DATA:
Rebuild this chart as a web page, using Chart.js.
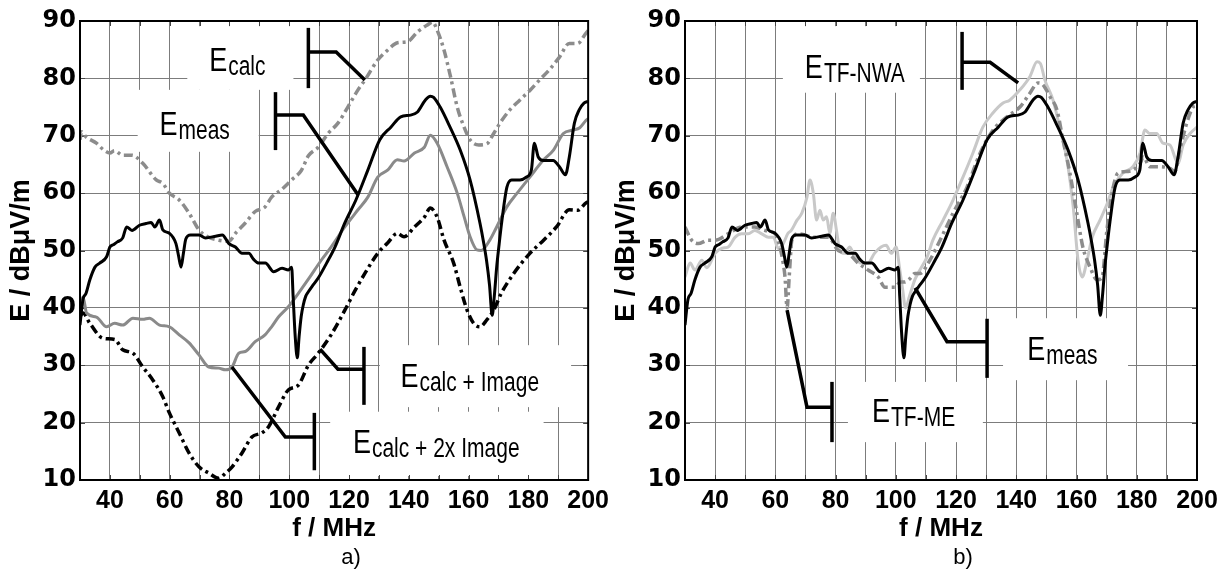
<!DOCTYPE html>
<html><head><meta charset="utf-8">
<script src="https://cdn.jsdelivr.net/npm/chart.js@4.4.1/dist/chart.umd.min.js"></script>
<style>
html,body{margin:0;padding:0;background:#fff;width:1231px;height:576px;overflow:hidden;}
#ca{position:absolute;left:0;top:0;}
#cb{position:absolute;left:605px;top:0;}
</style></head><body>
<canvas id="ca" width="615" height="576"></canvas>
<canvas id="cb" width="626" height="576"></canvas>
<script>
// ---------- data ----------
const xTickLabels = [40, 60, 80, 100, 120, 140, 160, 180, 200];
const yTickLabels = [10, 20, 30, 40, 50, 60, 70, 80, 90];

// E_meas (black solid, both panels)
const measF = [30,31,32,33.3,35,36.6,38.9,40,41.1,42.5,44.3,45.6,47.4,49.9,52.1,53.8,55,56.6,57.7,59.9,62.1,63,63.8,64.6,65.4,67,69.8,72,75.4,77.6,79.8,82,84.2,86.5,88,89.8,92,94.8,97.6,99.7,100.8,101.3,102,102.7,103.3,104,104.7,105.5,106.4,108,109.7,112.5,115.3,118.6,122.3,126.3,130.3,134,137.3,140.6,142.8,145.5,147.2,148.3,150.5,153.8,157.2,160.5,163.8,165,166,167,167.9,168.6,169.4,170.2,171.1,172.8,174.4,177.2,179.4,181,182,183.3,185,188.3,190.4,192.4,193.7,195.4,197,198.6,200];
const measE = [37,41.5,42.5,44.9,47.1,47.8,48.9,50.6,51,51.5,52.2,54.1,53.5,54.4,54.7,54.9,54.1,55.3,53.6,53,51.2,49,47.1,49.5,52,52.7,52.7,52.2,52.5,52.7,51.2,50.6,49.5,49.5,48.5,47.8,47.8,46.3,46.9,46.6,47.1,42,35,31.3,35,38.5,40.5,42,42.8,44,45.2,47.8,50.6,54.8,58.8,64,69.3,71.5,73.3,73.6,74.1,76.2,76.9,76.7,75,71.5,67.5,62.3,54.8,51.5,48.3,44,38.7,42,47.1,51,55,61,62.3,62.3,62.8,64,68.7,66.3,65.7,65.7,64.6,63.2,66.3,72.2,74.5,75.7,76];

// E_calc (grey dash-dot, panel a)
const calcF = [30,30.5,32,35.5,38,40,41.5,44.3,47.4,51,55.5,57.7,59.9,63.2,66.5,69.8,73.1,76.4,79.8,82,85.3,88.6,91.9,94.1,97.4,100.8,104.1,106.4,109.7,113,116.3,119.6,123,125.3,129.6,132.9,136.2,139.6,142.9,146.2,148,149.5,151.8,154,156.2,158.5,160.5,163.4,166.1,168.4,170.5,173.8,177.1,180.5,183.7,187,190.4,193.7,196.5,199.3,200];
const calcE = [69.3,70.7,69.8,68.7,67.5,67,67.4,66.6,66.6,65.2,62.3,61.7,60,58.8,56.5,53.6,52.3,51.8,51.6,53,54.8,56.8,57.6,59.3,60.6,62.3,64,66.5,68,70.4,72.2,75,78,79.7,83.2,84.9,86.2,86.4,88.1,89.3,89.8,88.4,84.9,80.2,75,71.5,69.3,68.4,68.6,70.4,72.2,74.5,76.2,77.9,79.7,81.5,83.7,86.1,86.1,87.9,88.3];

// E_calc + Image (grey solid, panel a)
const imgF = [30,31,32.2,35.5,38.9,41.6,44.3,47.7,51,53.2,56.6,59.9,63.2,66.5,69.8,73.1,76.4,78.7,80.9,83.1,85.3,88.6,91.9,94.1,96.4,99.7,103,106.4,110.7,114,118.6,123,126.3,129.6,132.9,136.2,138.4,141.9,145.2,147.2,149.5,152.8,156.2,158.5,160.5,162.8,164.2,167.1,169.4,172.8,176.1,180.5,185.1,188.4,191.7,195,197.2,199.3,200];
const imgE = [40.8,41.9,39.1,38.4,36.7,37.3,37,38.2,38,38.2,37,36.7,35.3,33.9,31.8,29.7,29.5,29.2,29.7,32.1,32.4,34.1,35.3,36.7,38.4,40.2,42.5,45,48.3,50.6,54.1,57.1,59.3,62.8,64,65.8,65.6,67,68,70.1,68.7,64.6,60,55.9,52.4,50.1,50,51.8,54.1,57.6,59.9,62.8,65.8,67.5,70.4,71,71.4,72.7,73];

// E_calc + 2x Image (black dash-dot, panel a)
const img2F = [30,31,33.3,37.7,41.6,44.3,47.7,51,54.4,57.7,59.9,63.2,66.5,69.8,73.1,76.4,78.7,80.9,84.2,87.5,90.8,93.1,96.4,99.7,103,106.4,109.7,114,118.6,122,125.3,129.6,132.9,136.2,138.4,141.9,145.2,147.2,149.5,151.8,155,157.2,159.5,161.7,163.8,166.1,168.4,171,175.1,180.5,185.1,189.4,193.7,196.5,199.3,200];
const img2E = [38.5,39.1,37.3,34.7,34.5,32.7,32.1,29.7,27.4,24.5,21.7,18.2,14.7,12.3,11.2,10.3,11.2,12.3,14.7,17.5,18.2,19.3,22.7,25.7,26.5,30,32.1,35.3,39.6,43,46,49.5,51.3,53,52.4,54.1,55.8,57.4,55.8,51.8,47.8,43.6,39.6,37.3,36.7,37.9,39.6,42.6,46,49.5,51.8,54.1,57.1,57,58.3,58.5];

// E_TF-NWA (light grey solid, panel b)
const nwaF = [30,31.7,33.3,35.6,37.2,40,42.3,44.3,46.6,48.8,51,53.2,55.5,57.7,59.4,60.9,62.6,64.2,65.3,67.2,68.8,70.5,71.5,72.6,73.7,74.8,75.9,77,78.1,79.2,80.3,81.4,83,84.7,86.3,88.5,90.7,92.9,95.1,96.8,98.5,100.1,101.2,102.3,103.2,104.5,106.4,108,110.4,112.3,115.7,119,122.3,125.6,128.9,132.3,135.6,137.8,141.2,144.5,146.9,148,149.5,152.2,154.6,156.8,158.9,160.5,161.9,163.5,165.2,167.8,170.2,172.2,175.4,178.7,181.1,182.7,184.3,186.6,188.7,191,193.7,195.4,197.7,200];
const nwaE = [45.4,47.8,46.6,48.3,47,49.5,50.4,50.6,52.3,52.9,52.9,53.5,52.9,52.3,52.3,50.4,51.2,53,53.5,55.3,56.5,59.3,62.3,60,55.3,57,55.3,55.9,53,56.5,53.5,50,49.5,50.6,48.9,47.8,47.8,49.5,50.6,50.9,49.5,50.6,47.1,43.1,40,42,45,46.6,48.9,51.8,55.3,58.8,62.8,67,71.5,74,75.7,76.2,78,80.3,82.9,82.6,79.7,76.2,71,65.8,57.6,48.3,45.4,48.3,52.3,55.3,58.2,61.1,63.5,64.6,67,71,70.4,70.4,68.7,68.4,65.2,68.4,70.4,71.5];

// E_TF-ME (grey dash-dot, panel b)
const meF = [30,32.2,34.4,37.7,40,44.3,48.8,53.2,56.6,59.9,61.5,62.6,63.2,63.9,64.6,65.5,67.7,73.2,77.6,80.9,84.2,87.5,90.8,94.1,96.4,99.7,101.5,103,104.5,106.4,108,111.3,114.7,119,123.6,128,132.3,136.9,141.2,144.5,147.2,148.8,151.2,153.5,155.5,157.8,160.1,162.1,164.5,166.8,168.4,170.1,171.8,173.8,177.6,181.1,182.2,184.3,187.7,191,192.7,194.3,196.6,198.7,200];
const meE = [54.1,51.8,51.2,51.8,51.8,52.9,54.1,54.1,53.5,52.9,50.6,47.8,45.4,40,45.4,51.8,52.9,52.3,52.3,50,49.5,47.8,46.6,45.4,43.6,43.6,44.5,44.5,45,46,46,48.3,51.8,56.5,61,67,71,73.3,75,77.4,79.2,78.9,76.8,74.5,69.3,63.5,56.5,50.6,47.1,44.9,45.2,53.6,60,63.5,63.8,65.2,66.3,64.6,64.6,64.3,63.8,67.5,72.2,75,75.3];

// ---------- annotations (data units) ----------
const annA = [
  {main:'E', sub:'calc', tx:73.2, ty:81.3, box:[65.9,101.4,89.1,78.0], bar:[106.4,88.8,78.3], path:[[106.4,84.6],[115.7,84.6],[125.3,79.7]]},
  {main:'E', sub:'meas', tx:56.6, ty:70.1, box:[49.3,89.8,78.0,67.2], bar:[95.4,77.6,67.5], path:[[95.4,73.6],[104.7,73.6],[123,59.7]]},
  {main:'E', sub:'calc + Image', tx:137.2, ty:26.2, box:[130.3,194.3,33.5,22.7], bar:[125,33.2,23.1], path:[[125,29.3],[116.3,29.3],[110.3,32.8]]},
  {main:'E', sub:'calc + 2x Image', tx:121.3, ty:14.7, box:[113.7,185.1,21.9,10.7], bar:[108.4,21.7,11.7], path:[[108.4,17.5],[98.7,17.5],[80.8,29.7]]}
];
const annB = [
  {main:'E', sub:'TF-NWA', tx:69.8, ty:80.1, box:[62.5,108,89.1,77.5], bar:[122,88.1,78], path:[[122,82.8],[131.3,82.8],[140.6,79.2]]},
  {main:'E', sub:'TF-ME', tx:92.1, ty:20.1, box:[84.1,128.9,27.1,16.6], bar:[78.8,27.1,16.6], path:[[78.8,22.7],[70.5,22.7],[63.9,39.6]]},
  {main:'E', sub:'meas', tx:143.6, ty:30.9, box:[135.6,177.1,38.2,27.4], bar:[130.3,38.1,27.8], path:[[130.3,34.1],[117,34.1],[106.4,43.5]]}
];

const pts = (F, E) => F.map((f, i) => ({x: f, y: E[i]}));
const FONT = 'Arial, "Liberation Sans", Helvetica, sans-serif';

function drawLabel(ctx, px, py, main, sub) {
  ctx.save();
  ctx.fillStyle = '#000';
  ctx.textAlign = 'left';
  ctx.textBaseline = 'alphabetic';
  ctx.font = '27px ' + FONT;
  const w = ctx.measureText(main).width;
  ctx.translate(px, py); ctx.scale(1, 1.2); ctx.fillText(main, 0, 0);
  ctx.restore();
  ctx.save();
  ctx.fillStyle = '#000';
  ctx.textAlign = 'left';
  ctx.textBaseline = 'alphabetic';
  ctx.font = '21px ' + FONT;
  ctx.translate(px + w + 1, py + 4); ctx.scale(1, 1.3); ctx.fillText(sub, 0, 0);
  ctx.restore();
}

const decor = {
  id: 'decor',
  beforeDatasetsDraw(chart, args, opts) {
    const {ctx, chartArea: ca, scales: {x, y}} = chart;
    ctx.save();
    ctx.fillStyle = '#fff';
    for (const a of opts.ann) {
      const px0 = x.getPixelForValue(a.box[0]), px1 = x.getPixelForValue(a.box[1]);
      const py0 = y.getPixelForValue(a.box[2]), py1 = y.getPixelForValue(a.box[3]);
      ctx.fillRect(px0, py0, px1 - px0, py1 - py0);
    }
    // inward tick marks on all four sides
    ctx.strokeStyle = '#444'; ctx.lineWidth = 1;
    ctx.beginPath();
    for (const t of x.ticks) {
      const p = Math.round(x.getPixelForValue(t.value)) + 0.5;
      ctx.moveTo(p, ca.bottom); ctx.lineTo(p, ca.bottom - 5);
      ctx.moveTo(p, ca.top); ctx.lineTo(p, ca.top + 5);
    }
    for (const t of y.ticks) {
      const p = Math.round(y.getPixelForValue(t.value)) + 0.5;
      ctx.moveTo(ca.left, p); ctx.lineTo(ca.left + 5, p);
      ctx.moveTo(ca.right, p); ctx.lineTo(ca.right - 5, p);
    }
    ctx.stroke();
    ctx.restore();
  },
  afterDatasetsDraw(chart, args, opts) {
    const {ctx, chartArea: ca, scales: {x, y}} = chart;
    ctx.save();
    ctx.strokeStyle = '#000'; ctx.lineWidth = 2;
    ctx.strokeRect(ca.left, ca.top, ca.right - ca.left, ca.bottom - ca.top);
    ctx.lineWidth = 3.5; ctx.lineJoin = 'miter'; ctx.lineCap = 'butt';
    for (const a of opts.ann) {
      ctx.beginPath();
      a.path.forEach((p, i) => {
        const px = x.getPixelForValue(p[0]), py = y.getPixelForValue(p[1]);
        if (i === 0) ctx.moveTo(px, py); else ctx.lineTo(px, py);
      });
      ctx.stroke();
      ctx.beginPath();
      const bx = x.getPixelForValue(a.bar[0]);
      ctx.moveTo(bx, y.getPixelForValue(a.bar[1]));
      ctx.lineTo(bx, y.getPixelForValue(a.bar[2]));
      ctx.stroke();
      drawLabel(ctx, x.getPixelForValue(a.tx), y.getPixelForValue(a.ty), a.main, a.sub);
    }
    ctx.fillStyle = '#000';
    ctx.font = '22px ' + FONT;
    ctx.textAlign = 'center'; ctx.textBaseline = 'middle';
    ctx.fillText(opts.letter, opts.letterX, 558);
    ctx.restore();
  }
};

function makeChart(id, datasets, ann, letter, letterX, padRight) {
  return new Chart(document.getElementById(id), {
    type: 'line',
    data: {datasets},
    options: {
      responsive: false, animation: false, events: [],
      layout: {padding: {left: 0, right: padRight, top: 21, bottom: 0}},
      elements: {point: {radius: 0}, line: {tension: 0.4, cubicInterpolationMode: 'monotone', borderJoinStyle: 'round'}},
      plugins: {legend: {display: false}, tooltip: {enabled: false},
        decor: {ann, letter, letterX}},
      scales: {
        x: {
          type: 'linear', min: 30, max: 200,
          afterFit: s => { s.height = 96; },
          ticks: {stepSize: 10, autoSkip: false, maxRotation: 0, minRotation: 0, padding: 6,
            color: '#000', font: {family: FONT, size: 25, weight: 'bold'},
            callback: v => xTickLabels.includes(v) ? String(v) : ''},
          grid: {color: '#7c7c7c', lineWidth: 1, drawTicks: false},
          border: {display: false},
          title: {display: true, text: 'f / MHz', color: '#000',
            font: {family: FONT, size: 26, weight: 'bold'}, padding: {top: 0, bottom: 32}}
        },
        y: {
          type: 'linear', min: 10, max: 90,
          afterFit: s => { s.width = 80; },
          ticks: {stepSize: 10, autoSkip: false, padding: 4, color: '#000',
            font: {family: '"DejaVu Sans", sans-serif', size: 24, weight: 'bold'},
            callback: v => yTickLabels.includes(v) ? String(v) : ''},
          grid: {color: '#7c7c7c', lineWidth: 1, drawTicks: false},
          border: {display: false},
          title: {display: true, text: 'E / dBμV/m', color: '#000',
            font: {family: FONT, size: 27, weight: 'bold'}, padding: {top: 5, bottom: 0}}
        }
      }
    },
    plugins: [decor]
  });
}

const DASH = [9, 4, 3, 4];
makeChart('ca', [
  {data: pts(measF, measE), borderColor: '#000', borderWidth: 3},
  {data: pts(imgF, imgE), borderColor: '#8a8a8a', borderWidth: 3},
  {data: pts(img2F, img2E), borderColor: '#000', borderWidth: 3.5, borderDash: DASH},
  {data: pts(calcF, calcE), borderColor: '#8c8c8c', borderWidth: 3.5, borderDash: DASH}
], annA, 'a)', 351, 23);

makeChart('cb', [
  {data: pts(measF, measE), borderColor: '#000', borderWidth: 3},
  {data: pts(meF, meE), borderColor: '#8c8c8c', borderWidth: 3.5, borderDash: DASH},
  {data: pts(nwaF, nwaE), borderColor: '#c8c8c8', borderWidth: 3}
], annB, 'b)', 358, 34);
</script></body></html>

TASK INSTRUCTIONS: Take the lines from the start of the material to the line with "70, 80, 90];", both included, and transcribe them exactly without the pictures.

WRITTEN SOLUTION:
Rebuild this chart as a web page, using Chart.js.
<!DOCTYPE html>
<html><head><meta charset="utf-8">
<script src="https://cdn.jsdelivr.net/npm/chart.js@4.4.1/dist/chart.umd.min.js"></script>
<style>
html,body{margin:0;padding:0;background:#fff;width:1231px;height:576px;overflow:hidden;}
#ca{position:absolute;left:0;top:0;}
#cb{position:absolute;left:605px;top:0;}
</style></head><body>
<canvas id="ca" width="615" height="576"></canvas>
<canvas id="cb" width="626" height="576"></canvas>
<script>
// ---------- data ----------
const xTickLabels = [40, 60, 80, 100, 120, 140, 160, 180, 200];
const yTickLabels = [10, 20, 30, 40, 50, 60, 70, 80, 90];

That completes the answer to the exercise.